Movie Theatre Rant from 2001

3-22-01
I swear if I ever kill someone it will be in a movie theater. I went to see Traffic tonight and I had the luck to sit behind these four people who decided Traffic was not good enough alone, but indeed, needed their running commentary. I'm not sure if their commentary will show up on the Director's cut of the DVD, but for your sake I certainly hope so. Wouldn't want you to miss any of the intelligent banter. See, the problem, as I have stated several times before, is that people have the mistaken idea that they are at home, in their living room, surrounded by an audience just WAITING to hear what interesting things they have to say during the movie. Also, I'm sure they think the rest of us can simply hit pause or rewind to catch what we missed while they attempted to entertain us. Is this a 15 minute fame thing? Where is this attitude coming from? This guy tonight seemed as if he was there to enlighten everyone and show us all what an interesting person he was. He made me want to toss the M & M's my wife had smuggled in right on his head a couple of times. He said something once and a person a row or two in front of him heard and chuckled. This only fueled the fire. He then got it in his head that he was sent to the movie theater on a Thursday night in order to peddle his personal dog and pony show to us all. It got so bad at one point that he was talking TO the characters in the movie, congratulating them on how mean they were or something, and then looking around to make sure we all heard him.

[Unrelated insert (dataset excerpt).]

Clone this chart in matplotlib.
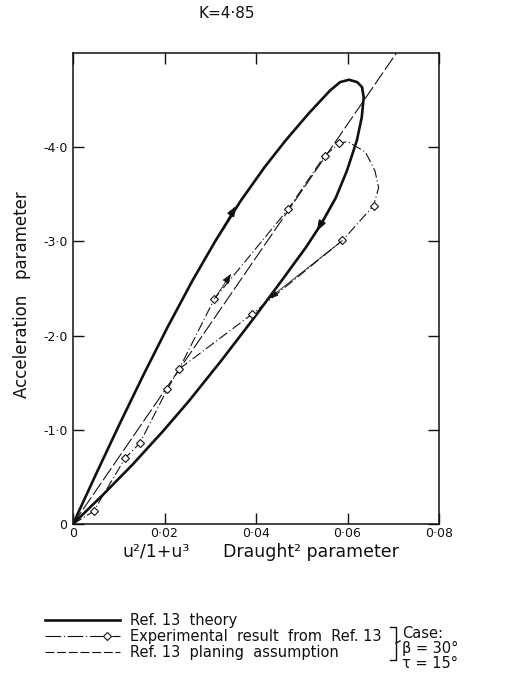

And so, once again, another person escapes me to live another day, all because we don't walk around with six shooters on our hips anymore. You know, thinking about it, had there been movie theaters in the Old West, there would probably be fewer people now, because the population would have been thinned considerably by nice folks like you and me shooting the shit out of assholes who TALK LOUDLY in the theater. Ok, there. I have vented. I feel good now. Let's have ice cream.